Oil imperialism rests on our continued dependence on oil, which not only threatens the future of humanity through prolonged and bloody conflict, but through another even more insidious threat--climate change and ecological collapse.


"The oil industry has destroyed Colombia's forests, as well as the culture and subsistence of its Indigenous Peoples. A major part of the country's territory has been affected by oil-related activities, including colonization. Some Indigenous Peoples, such as the Yariguies, have been exterminated. Others, like the Motilones, the Cofanes and the Guahibos, have been decimated. Nowadays, the U'wa people find their ancestral lands threatened by oil exploitation that could destroy their forests, their lives and their culture.
"The process of territorial occupation by oil companies has been stimulated by Colombian legislation, which has provided large incentives for oil projects. Oil companies are allowed to occupy the five-kilometer area surrounding an oil well, thus displacing Indigenous and farmers' communities and destroying biodiversity-rich forest zones.

"Currently, seven million hectares of Colombian land are occupied by oil operations, and ten million more have been awarded to oil companies over recent years. Thus, 17 million hectares of forested land is currently at the disposition of transnational oil companies."

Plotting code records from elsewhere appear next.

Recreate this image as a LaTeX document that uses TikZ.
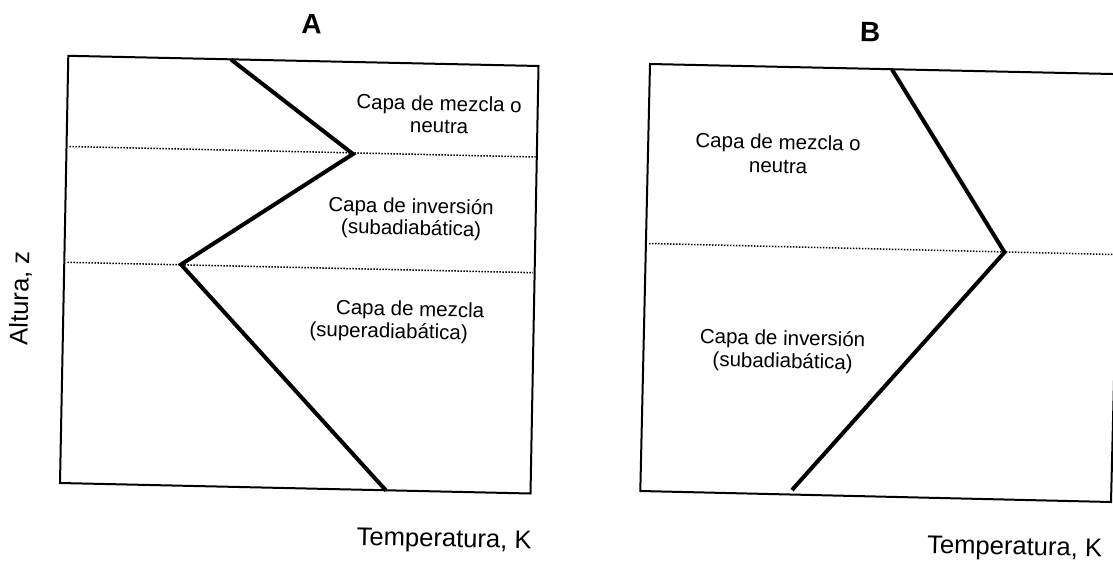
\documentclass[tikz,border=0pt]{standalone}
\usepackage{fontspec}
\setmainfont{Liberation Sans}

\tikzset{%
  panel frame/.style={
    draw,
    line width=1pt,
    line join=miter
  },
  profile line/.style={
    draw,
    line width=2pt,
    line join=miter
  },
  layer line/.style={
    draw,
    line width=0.75pt,
    dash pattern=on 0.75pt off 0.75pt
  },
  layer label/.style={
    anchor=base,
    inner sep=0pt,
    rotate=-1.2,
    font=\fontsize{10.25}{12}\selectfont
  },
  axis label/.style={
    anchor=base,
    inner sep=0pt,
    rotate=-1.2,
    font=\fontsize{12.8}{15}\selectfont
  },
  panel title/.style={
    anchor=base,
    inner sep=0pt,
    rotate=-1.2,
    font=\fontsize{14}{17}\selectfont\bfseries
  },
}

\begin{document}
\begin{tikzpicture}[x=0.5pt, y=-0.5pt]
        \useasboundingbox (0,0) rectangle (1113,567);

            % corners of the two frames
            \foreach \p/\tlx/\tly/\trx/\try/\brx/\bry/\blx/\bly in
              {A/68.3/55.8/538.5/66/530.5/493.5/60/483,
               B/650/64/1121.5/74.2/1111/502/640.3/491}
            {
              \coordinate (\p-tl) at (\tlx,\tly);
              \coordinate (\p-tr) at (\trx,\try);
              \coordinate (\p-br) at (\brx,\bry);
              \coordinate (\p-bl) at (\blx,\bly);
              \draw [panel frame] (\p-tl) -- (\p-tr) -- (\p-br) -- (\p-bl) -- cycle;
            }

            % temperature profiles
            \foreach \x/\y [count=\i] in {231/59.5, 353/154, 181/264.5, 386/490.5}
              \coordinate (A-\i) at (\x,\y);
            \foreach \x/\y [count=\i] in {892/69.6, 1004.5/252.3, 792/490}
              \coordinate (B-\i) at (\x,\y);

            % layer limits
            \coordinate (A-top-l) at (69.5,146.5);
            \coordinate (A-top-r) at (535.5,157);
            \coordinate (A-low-l) at (67.5,262.3);
            \coordinate (A-low-r) at (533,272.7);
            \coordinate (B-mid-l) at (649,243.5);
            \coordinate (B-mid-r) at (1113,254.5);

            \draw [layer line] (A-top-l) -- (A-top-r);
            \draw [layer line] (A-low-l) -- (A-low-r);
            \draw [layer line] (B-mid-l) -- (B-mid-r);

            \draw [profile line] (A-1) -- (A-2) -- (A-3) -- (A-4);
            \draw [profile line] (B-1) -- (B-2) -- (B-3);

            % titles
            \foreach \t/\x/\y in {A/311.5/34, B/870/41.7}
              \node [panel title] (title-\t) at (\x,\y) {\t};

            % layer names
            \foreach \n/\x/\y/\l in {
                A-mix-1/439/110.7/{Capa de mezcla o},
                A-mix-2/439/133/{neutra},
                A-inv-1/411/213/{Capa de inversión},
                A-inv-2/411/235/{(subadiabática)},
                A-sup-1/410/316/{Capa de mezcla},
                A-sup-2/388.5/338/{(superadiabática)},
                B-mix-1/778/149/{Capa de mezcla o},
                B-mix-2/778/173/{neutra},
                B-inv-1/782.5/345/{Capa de inversión},
                B-inv-2/782.5/368/{(subadiabática)}}
              \node [layer label] (\n) at (\x,\y) {\l};

            % axes
            \node [axis label] (temp-A) at (444,547) {Temperatura, K};
            \node [axis label] (temp-B) at (1014.5,555) {Temperatura, K};
            \node [axis label, rotate=90] (height) at (28.3,298.5) {Altura, z};

        \end{tikzpicture}
\end{document}
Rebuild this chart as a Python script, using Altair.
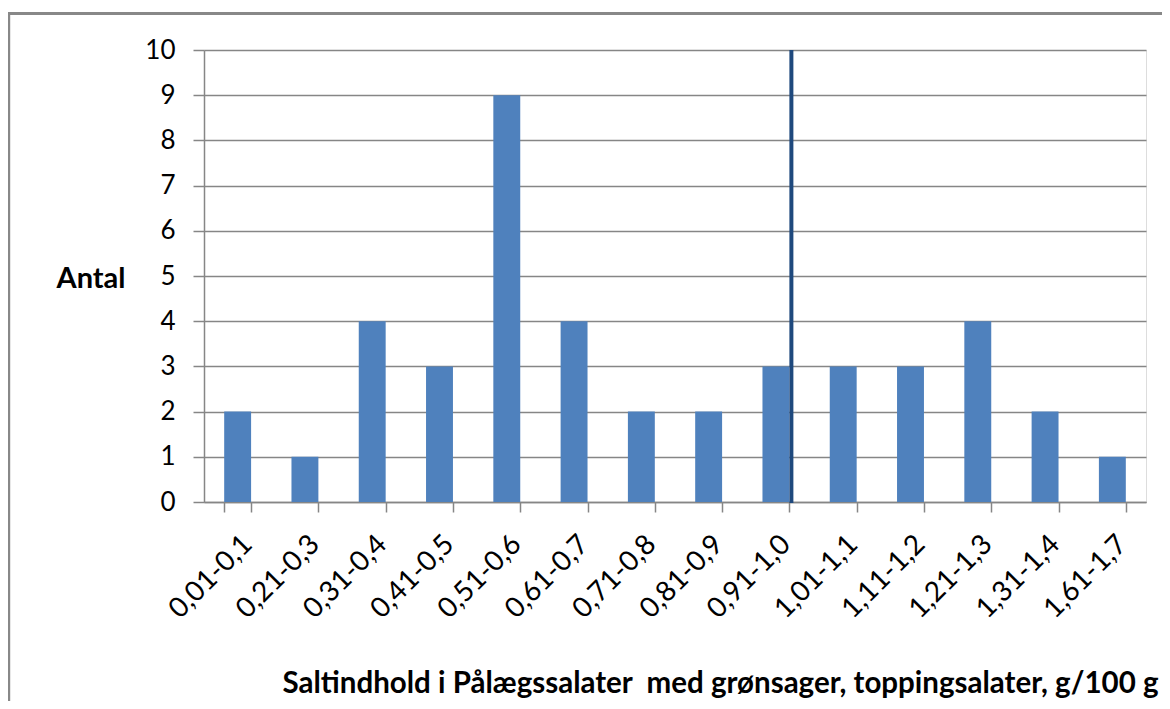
import altair as alt
import pandas as pd

categories = ["0,01-0,1", "0,21-0,3", "0,31-0,4", "0,41-0,5", "0,51-0,6", "0,61-0,7",
              "0,71-0,8", "0,81-0,9", "0,91-1,0", "1,01-1,1", "1,11-1,2", "1,21-1,3",
              "1,31-1,4", "1,61-1,7"]
counts = [2, 1, 4, 3, 9, 4, 2, 2, 3, 3, 3, 4, 2, 1]
y_ticks = [0, 1, 2, 3, 4, 5, 6, 7, 8, 9, 10]
marker_category = "0,91-1,0"

df = pd.DataFrame({"kat": categories, "antal": counts})
mk = pd.DataFrame({"kat": [marker_category]})

FONT = "Lato"
W, H = 942, 452
PL, PT, PR, PB = 196, 42, 16, 199

xscale = alt.Scale(domain=categories, paddingInner=0.6, paddingOuter=0.3)
xaxis = alt.Axis(title="Saltindhold i Pålægssalater\u00a0 med grønsager, toppingsalater, g/100 g",
                 labelAngle=-45, labelFontSize=28, labelFont=FONT, labelColor="#000000",
                 labelPadding=18, tickSize=10, tickColor="#868686", tickWidth=1.5,
                 domainColor="#868686", domainWidth=1.5, tickBand="extent",
                 titleFont=FONT, titleFontSize=29.5, titleFontWeight="bold",
                 titleColor="#000000", titleAnchor="end", titleAlign="right",
                 titleX=W + 12, titleY=190, titleBaseline="alphabetic")

bars = alt.Chart(df).mark_bar(color="#4f81bd").encode(
    x=alt.X("kat:N", sort=categories, scale=xscale, axis=xaxis),
    y=alt.Y("antal:Q", scale=alt.Scale(domain=[0, 10], nice=False),
            axis=alt.Axis(title="Antal", values=y_ticks, labelOverlap=False,
                          labelFontSize=26, labelFont=FONT, labelColor="#000000",
                          labelPadding=18, tickSize=11, tickColor="#868686", tickWidth=1.5,
                          domainColor="#868686", domainWidth=1.5,
                          grid=True, gridColor="#868686", gridWidth=1.5,
                          titleAngle=0, titleFont=FONT, titleFontSize=29, titleFontWeight="bold",
                          titleColor="#000000", titleAlign="right", titleBaseline="middle",
                          titleX=-79, titleY=228)),
)

rule = alt.Chart(mk).mark_rule(color="#1f497d", strokeWidth=4, xOffset=2).encode(
    x=alt.X("kat:N", sort=categories, scale=xscale, bandPosition=1, axis=xaxis),
    y=alt.value(0),
    y2=alt.value(H + 1),
)

frame = alt.Chart(mk).mark_rect(fill=None, stroke="#888888", strokeWidth=3).encode(
    x=alt.value(-PL + 0.7), x2=alt.value(W + PR + 4),
    y=alt.value(-PT + 5.5), y2=alt.value(H + PB + 4),
)

chart = alt.layer(frame, bars, rule).properties(
    width=W, height=H,
    autosize=alt.AutoSizeParams(type="none"),
    padding={"left": PL, "top": PT, "right": PR, "bottom": PB},
).configure_view(stroke=None).configure(background="white")

chart.save("out.html", embed_options={"renderer": "svg", "actions": False})
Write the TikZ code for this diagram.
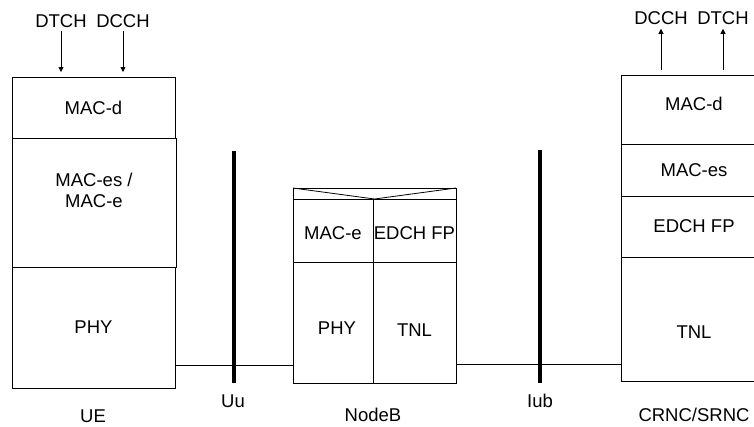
\documentclass[tikz,border=0pt]{standalone}
\usepackage{fontspec}
\setmainfont{Liberation Sans}
\usetikzlibrary{arrows.meta,calc}
\newcommand\liftby[2]{\raisebox{#1}[\height][\depth]{#2}}
\begin{document}
\begin{tikzpicture}[x=1pt,y=-1pt,
  box/.style={draw=black,line width=0.9pt,rectangle,inner sep=0pt,outer sep=0pt,anchor=north west,align=center},
  lbl/.style={inner sep=1pt},
  arr/.style={line width=0.8pt,-{Triangle[length=5pt,width=5pt]}},
  bar/.style={line width=4pt},
  link/.style={line width=0.9pt},
  every node/.style={font=\fontsize{18.5}{21}\selectfont}]
\useasboundingbox (0,0) rectangle (754,426);
\clip (0,0) rectangle (754,426);
% UE
\node[box,minimum width=163pt,minimum height=61pt] (uemacd) at (12,77) {MAC-d};
\node[box,minimum width=164pt,minimum height=129pt] (uemaces) at (12,138) {\liftby{10pt}{\begin{tabular}{@{}c@{}}MAC-es /\\MAC-e\end{tabular}}};
\node[box,minimum width=163pt,minimum height=121pt] (uephy) at (12,267) {PHY};
\node[lbl] (uelbl) at (93,416) {UE};
\node[lbl] (uedtch) at (61,21) {DTCH};
\node[lbl] (uedcch) at (123,21) {DCCH};
\draw[arr,shorten <=2pt,shorten >=5pt] (uedtch.south) -- (uedtch.south |- uemacd.north);
\draw[arr,shorten <=2pt,shorten >=5pt] (uedcch.south) -- (uedcch.south |- uemacd.north);
% NodeB
\node[box,minimum width=163pt,minimum height=11pt] (nbhead) at (293,188) {};
\draw[line width=0.8pt] (nbhead.north west) -- (nbhead.south) -- (nbhead.north east);
\node[box,minimum width=80pt,minimum height=63pt] (nbmace) at (293,199) {\liftby{-3pt}{MAC-e}};
\node[box,minimum width=83pt,minimum height=63pt] (nbedch) at (373,199) {\liftby{-3pt}{EDCH FP}};
\node[box,minimum width=80pt,minimum height=121pt] (nbphy) at (293,262) {\liftby{-6pt}{\hspace{8pt}PHY}};
\node[box,minimum width=83pt,minimum height=121pt] (nbtnl) at (373,262) {\liftby{-8pt}{TNL}};
\node[lbl] (nblbl) at (373,415) {NodeB};
% CRNC/SRNC
\node[box,minimum width=146pt,minimum height=69pt] (rnmacd) at (621,75) {\liftby{6pt}{MAC-d}};
\node[box,minimum width=146pt,minimum height=52pt] (rnmaces) at (621,144) {MAC-es};
\node[box,minimum width=146pt,minimum height=61pt] (rnedch) at (621,196) {EDCH FP};
\node[box,minimum width=146pt,minimum height=124pt] (rntnl) at (621,257) {\liftby{-13pt}{TNL}};
\node[lbl] (rnlbl) at (694,415) {CRNC/SRNC};
\node[lbl] (rndcch) at (661,18) {DCCH};
\node[lbl] (rndtch) at (723,18) {DTCH};
\draw[arr,shorten <=5pt,shorten >=3pt] (rndcch.south |- rnmacd.north) -- (rndcch.south);
\draw[arr,shorten <=5pt,shorten >=3pt] (rndtch.south |- rnmacd.north) -- (rndtch.south);
% interfaces
\coordinate (uutop) at (234,151);
\coordinate (uubot) at (234,383);
\draw[bar] (uutop) -- (uubot);
\node[lbl] (uulbl) at (233,401) {Uu};
\coordinate (iubtop) at (540,150);
\coordinate (iubbot) at (540,383);
\draw[bar] (iubtop) -- (iubbot);
\node[lbl] (iublbl) at (540,401) {Iub};
% links
\draw[link] ([yshift=23pt]uephy.south east) -- ([yshift=18pt]nbphy.south west);
\draw[link] ([yshift=19pt]nbtnl.south east) -- ([yshift=17pt]rntnl.south west);
\end{tikzpicture}
\end{document}
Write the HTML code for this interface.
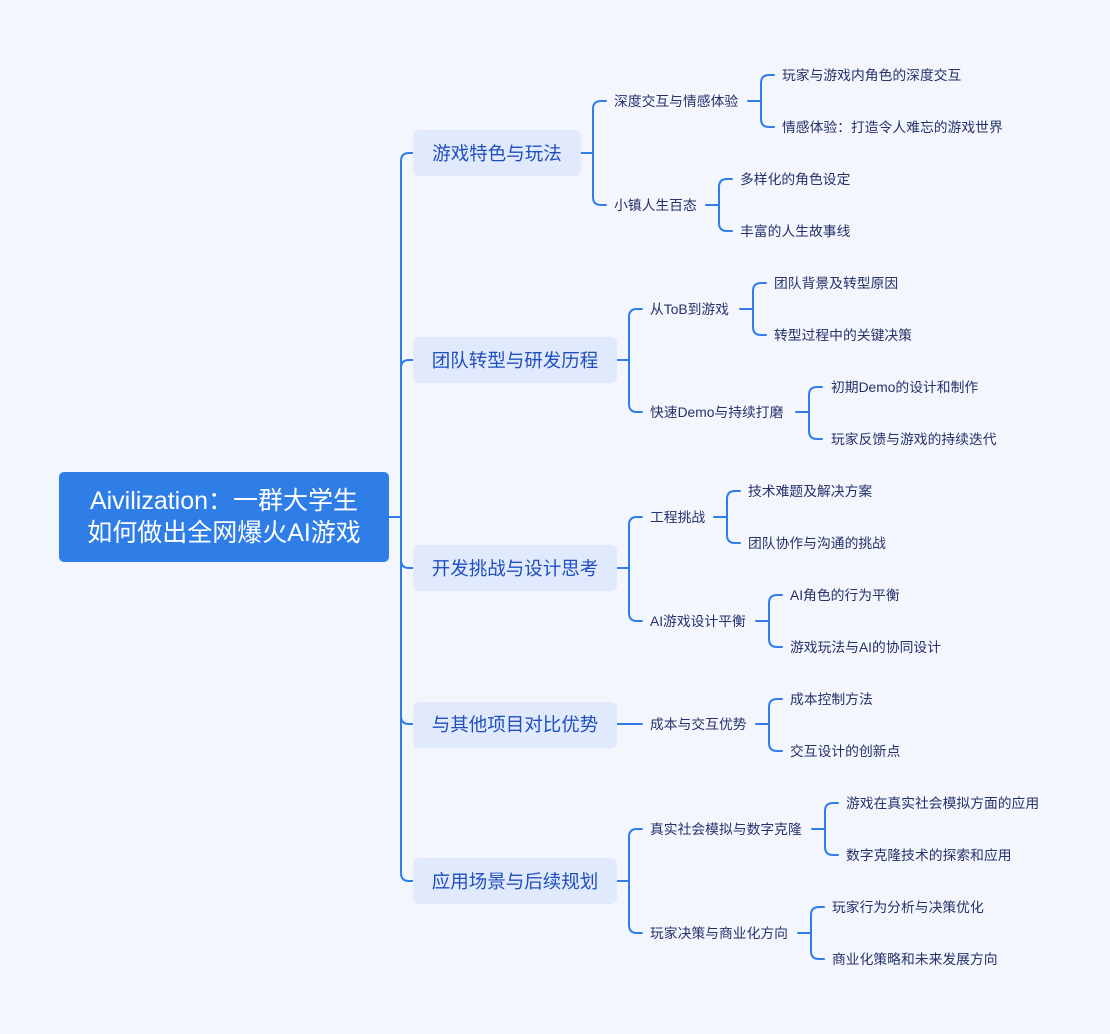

Oil imperialism flourishes when a supine press cheers and a groveling congress grants unconstitutional authority to the oil-saturated High Cabal. Despite our grief and rage over terrorist atrocities, a "war on terrorism" cannot be fought with bombs and missiles alone. Citizens throughout the world must awaken to this new U.S.-British imperialism and reclaim their governments. Once democracy is re-established, we can start a war on homelessness, poverty, and economic and political inequalities, and begin work to achieve ecological sustainability for our planet.